• [What is required] Retype, word for word, the lines between the ones holding "Recreate this image as a LaTeX" and "width=190pt, minimum height=74pt]", inclusive; pictures stay out of the copy.
:: Record excerpts
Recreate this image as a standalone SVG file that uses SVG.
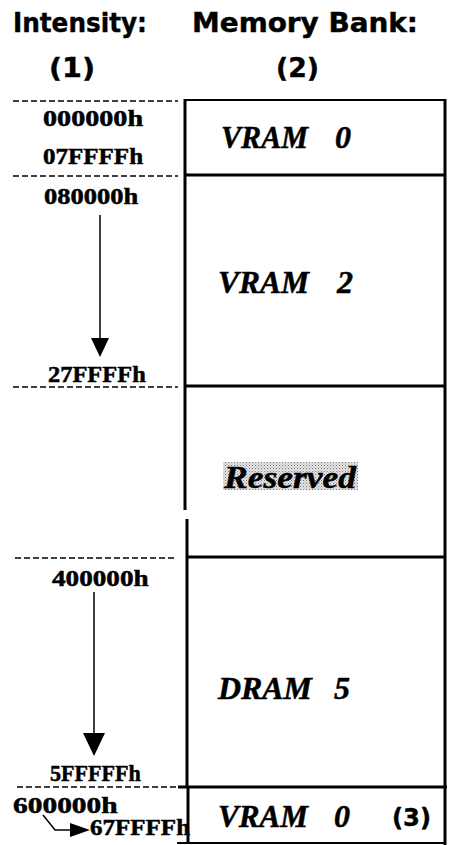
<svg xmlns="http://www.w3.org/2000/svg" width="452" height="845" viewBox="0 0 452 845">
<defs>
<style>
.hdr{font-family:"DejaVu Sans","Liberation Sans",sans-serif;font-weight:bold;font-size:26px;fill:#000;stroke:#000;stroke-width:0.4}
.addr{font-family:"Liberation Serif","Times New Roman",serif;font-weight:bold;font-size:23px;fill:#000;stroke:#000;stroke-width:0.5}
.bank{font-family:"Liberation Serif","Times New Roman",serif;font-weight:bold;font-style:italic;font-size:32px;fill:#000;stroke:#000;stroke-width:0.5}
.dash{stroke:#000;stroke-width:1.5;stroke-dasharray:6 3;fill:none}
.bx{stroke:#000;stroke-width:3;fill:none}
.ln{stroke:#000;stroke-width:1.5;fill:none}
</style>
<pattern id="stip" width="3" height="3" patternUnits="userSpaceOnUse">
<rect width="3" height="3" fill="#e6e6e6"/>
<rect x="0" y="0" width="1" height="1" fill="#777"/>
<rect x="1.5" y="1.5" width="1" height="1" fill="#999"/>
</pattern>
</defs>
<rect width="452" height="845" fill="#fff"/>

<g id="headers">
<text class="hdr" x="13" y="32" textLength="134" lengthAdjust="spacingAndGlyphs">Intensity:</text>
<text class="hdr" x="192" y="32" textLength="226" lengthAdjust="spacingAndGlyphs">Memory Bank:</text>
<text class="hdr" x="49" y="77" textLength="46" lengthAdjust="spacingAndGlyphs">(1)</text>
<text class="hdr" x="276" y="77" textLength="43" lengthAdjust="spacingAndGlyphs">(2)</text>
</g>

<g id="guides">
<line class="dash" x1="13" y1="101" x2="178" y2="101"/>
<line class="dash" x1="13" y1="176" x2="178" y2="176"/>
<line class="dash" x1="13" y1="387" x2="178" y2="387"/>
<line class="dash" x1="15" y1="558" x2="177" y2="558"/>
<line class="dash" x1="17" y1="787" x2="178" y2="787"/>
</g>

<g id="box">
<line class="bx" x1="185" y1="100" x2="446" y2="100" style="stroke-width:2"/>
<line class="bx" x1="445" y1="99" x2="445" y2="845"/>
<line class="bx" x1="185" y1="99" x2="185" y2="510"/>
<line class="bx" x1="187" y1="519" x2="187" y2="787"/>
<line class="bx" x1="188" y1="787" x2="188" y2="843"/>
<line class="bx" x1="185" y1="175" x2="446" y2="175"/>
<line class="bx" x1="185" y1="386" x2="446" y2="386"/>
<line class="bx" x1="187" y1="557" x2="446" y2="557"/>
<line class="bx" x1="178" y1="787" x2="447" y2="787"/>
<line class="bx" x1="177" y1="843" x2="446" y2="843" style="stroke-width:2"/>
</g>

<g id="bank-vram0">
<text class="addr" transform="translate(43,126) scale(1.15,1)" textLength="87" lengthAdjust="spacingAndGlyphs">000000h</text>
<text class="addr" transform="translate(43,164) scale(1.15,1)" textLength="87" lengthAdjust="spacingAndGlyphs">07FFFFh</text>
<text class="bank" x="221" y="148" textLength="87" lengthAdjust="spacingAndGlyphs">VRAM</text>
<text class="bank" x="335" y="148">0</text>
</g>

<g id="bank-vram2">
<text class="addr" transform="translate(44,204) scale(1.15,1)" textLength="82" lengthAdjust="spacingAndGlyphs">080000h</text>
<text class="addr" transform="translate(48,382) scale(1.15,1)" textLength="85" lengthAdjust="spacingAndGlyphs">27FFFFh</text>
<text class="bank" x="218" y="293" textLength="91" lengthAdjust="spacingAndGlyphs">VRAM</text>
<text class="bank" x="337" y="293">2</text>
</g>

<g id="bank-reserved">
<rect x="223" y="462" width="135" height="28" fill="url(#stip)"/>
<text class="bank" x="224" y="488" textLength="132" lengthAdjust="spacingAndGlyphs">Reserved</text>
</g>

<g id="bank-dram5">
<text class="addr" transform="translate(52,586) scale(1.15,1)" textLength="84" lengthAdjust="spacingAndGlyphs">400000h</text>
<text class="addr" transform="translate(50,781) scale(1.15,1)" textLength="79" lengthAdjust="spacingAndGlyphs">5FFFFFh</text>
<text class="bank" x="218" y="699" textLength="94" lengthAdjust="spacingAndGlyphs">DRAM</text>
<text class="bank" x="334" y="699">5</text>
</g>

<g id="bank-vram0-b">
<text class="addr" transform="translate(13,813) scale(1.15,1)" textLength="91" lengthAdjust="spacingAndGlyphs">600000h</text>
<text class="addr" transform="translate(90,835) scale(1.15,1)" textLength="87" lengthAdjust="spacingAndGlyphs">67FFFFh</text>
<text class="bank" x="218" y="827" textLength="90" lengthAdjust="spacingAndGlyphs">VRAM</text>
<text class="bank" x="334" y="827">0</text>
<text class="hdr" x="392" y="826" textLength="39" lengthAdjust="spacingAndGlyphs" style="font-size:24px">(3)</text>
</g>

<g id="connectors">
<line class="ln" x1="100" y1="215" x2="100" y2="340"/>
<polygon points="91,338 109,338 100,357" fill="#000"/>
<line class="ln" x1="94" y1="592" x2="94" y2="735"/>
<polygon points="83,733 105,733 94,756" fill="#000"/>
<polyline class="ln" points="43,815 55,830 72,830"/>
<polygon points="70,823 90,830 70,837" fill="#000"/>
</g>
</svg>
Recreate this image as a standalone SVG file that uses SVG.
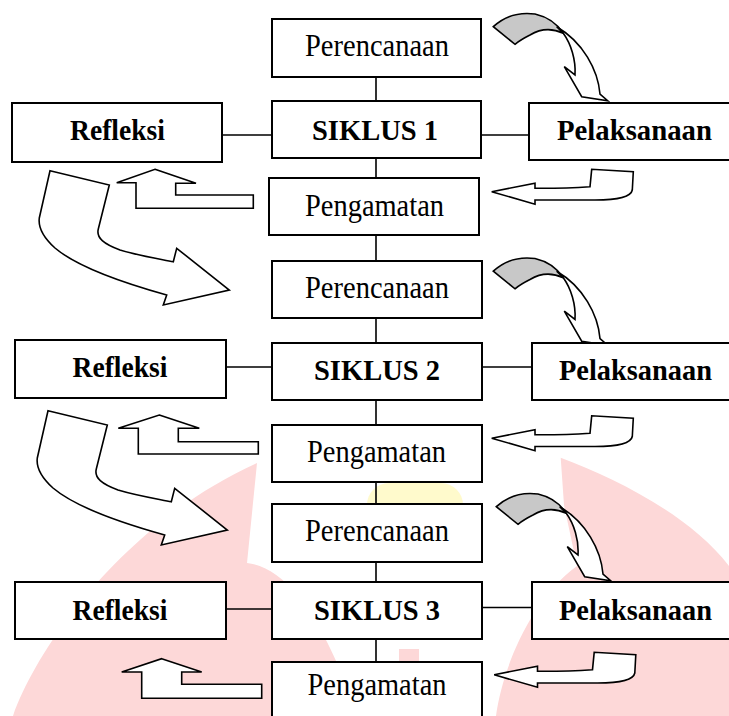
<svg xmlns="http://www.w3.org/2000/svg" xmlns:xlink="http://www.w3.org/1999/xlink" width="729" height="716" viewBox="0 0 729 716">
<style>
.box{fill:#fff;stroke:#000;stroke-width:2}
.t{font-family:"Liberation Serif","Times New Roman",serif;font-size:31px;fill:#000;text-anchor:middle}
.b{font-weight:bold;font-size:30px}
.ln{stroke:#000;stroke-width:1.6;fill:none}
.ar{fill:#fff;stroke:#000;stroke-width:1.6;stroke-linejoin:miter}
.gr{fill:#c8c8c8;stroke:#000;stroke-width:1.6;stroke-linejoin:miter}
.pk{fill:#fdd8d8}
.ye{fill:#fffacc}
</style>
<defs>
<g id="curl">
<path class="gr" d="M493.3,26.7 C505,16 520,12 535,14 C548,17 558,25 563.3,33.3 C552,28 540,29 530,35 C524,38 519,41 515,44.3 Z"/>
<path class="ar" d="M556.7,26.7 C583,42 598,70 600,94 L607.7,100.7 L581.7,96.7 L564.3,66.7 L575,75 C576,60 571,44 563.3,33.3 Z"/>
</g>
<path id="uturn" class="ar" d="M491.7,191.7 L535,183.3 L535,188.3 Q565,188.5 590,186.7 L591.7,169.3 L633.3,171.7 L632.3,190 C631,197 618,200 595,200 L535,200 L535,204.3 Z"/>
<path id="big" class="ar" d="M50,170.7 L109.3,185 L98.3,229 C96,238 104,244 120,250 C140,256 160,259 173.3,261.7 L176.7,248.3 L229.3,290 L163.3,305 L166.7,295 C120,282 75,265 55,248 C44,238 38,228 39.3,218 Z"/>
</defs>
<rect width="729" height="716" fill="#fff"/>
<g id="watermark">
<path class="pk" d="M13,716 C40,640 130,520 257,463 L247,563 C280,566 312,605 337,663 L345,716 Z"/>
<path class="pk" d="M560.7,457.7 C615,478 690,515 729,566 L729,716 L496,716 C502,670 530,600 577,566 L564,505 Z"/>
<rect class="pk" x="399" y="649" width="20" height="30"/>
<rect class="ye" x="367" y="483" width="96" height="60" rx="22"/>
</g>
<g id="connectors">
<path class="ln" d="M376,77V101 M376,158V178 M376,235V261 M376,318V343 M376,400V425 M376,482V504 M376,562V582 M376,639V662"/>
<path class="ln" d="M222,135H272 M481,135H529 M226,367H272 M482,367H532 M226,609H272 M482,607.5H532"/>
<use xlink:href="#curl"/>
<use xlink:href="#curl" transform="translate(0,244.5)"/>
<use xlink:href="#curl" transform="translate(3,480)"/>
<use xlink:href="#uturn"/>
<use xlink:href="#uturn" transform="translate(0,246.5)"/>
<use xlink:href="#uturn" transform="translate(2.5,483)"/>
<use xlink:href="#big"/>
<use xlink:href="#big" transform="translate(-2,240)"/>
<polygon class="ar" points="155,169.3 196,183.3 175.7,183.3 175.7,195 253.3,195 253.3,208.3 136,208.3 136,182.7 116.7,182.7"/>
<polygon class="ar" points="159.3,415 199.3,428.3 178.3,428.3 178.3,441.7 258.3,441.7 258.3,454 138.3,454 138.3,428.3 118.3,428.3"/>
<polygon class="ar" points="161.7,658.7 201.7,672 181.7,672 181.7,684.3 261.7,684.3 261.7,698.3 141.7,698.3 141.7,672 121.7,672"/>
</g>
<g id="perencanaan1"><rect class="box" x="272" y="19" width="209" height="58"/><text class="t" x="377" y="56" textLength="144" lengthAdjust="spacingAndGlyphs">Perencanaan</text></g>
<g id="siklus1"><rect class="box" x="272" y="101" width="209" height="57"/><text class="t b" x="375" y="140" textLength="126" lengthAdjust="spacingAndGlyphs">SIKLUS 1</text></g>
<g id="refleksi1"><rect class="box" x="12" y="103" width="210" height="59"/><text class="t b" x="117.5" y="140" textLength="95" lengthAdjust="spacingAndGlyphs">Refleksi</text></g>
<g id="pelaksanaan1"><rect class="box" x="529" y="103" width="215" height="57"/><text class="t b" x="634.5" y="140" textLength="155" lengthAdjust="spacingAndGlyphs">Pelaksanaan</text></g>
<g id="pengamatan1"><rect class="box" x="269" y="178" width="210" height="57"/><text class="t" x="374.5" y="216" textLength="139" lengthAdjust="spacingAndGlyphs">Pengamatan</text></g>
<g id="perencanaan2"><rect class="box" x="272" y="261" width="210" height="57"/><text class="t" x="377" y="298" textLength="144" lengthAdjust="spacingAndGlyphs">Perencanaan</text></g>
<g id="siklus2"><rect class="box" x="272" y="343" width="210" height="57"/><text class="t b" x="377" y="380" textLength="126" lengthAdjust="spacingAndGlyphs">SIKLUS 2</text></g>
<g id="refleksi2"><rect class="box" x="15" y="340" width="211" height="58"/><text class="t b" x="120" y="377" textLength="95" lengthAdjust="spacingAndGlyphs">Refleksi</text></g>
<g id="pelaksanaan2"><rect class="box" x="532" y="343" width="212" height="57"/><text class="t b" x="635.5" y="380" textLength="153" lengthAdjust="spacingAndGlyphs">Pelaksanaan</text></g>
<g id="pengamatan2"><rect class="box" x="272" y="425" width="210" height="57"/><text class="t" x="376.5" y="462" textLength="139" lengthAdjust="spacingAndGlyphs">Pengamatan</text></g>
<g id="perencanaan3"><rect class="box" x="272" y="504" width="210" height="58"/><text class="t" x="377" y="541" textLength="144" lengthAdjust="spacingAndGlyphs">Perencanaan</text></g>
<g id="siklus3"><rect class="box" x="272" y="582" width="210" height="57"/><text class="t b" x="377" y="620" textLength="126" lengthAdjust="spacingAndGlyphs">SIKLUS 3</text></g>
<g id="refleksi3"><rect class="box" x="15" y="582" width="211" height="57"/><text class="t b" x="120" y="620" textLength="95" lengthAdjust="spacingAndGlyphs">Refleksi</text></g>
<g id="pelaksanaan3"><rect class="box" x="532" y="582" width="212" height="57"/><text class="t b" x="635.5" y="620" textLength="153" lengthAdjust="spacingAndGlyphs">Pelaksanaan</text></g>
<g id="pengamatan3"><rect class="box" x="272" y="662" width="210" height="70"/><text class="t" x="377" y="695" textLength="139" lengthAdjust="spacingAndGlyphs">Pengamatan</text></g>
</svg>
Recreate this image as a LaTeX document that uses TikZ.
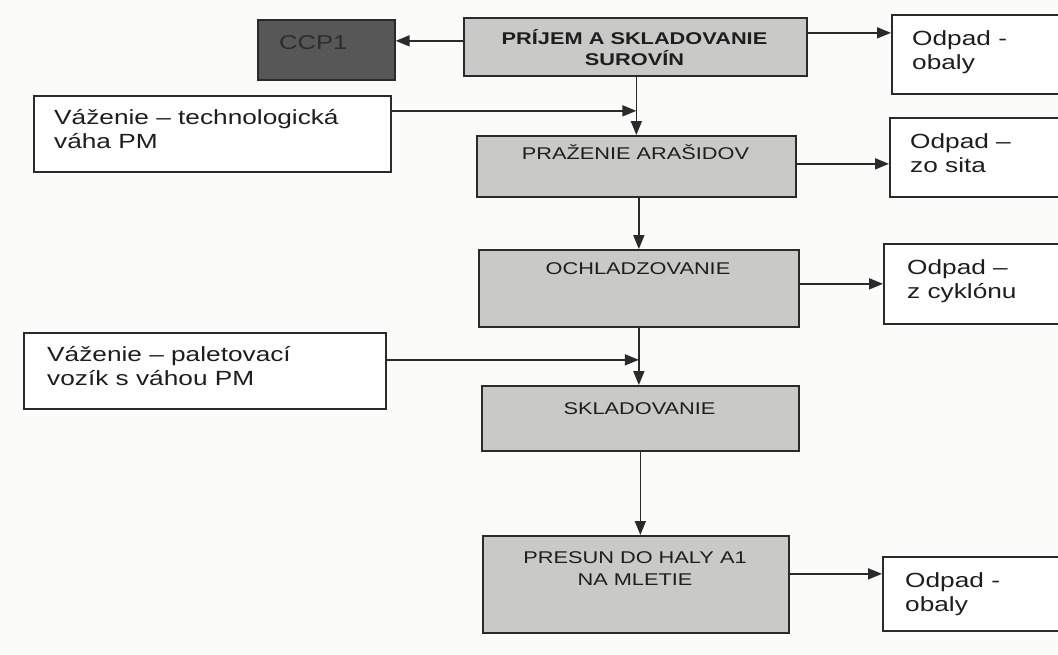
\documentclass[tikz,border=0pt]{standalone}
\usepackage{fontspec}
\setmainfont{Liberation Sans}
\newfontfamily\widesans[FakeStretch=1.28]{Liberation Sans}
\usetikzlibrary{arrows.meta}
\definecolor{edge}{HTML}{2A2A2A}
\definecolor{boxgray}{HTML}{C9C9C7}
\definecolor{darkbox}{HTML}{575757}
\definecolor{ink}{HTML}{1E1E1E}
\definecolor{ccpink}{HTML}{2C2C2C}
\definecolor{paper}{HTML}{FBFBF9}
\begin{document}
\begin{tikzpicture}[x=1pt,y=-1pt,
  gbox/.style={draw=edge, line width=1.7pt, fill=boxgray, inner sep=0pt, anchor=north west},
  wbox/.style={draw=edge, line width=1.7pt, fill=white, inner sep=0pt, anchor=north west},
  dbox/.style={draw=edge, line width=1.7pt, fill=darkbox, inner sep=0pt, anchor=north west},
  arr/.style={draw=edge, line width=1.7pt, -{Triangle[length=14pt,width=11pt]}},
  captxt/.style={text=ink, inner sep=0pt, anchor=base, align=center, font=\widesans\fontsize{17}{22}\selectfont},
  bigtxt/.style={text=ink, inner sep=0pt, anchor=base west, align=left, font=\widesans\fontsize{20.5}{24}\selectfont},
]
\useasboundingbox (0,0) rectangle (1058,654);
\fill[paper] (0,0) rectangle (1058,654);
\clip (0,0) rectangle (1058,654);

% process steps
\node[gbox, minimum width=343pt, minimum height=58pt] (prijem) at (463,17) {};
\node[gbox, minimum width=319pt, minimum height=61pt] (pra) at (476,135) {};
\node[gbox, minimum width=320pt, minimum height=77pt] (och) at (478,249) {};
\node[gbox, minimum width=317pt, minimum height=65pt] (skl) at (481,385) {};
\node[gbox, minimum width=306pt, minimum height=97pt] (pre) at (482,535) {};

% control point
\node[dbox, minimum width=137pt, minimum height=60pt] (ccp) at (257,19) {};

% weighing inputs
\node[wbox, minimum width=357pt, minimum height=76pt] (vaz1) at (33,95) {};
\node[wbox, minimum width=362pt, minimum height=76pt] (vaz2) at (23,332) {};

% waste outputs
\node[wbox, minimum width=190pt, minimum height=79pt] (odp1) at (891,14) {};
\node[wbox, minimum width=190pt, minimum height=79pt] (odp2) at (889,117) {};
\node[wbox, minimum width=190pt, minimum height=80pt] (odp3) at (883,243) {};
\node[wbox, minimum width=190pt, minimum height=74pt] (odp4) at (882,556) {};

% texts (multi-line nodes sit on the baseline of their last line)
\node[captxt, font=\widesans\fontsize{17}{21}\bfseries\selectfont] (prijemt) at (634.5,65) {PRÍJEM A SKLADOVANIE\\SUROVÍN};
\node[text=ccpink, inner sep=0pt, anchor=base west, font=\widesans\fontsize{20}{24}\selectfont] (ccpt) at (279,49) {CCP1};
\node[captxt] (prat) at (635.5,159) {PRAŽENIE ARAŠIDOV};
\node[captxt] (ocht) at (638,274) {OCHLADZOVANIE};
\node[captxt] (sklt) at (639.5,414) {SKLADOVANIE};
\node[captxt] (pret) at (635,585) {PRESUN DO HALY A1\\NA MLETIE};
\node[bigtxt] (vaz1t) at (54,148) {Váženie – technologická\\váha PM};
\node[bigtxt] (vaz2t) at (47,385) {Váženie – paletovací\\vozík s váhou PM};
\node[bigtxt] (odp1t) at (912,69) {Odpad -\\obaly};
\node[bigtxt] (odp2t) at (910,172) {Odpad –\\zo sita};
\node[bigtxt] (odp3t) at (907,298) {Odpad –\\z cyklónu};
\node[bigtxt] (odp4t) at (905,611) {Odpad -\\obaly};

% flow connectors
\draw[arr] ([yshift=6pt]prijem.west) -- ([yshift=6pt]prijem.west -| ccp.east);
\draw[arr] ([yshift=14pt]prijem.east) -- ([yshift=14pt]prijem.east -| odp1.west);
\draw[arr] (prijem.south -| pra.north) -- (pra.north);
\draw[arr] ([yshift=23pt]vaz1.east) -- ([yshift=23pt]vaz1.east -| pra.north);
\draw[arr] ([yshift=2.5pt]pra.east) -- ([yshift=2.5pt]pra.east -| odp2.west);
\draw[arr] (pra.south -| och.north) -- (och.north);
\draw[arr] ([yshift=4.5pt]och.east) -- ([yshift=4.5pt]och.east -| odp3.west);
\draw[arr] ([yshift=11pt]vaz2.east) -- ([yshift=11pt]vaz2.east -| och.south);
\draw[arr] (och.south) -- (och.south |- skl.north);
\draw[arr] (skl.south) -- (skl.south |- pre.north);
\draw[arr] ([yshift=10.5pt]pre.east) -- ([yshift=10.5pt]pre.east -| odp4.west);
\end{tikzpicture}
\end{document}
::::
• [Full output]
Recreate this image as a LaTeX document that uses TikZ.
\documentclass[tikz,border=0pt]{standalone}
\usepackage{fontspec}
\setmainfont{Liberation Sans}
\newfontfamily\widesans[FakeStretch=1.28]{Liberation Sans}
\usetikzlibrary{arrows.meta}
\definecolor{edge}{HTML}{2A2A2A}
\definecolor{boxgray}{HTML}{C9C9C7}
\definecolor{darkbox}{HTML}{575757}
\definecolor{ink}{HTML}{1E1E1E}
\definecolor{ccpink}{HTML}{2C2C2C}
\definecolor{paper}{HTML}{FBFBF9}
\begin{document}
\begin{tikzpicture}[x=1pt,y=-1pt,
  gbox/.style={draw=edge, line width=1.7pt, fill=boxgray, inner sep=0pt, anchor=north west},
  wbox/.style={draw=edge, line width=1.7pt, fill=white, inner sep=0pt, anchor=north west},
  dbox/.style={draw=edge, line width=1.7pt, fill=darkbox, inner sep=0pt, anchor=north west},
  arr/.style={draw=edge, line width=1.7pt, -{Triangle[length=14pt,width=11pt]}},
  captxt/.style={text=ink, inner sep=0pt, anchor=base, align=center, font=\widesans\fontsize{17}{22}\selectfont},
  bigtxt/.style={text=ink, inner sep=0pt, anchor=base west, align=left, font=\widesans\fontsize{20.5}{24}\selectfont},
]
\useasboundingbox (0,0) rectangle (1058,654);
\fill[paper] (0,0) rectangle (1058,654);
\clip (0,0) rectangle (1058,654);

% process steps
\node[gbox, minimum width=343pt, minimum height=58pt] (prijem) at (463,17) {};
\node[gbox, minimum width=319pt, minimum height=61pt] (pra) at (476,135) {};
\node[gbox, minimum width=320pt, minimum height=77pt] (och) at (478,249) {};
\node[gbox, minimum width=317pt, minimum height=65pt] (skl) at (481,385) {};
\node[gbox, minimum width=306pt, minimum height=97pt] (pre) at (482,535) {};

% control point
\node[dbox, minimum width=137pt, minimum height=60pt] (ccp) at (257,19) {};

% weighing inputs
\node[wbox, minimum width=357pt, minimum height=76pt] (vaz1) at (33,95) {};
\node[wbox, minimum width=362pt, minimum height=76pt] (vaz2) at (23,332) {};

% waste outputs
\node[wbox, minimum width=190pt, minimum height=79pt] (odp1) at (891,14) {};
\node[wbox, minimum width=190pt, minimum height=79pt] (odp2) at (889,117) {};
\node[wbox, minimum width=190pt, minimum height=80pt] (odp3) at (883,243) {};
\node[wbox, minimum width=190pt, minimum height=74pt] (odp4) at (882,556) {};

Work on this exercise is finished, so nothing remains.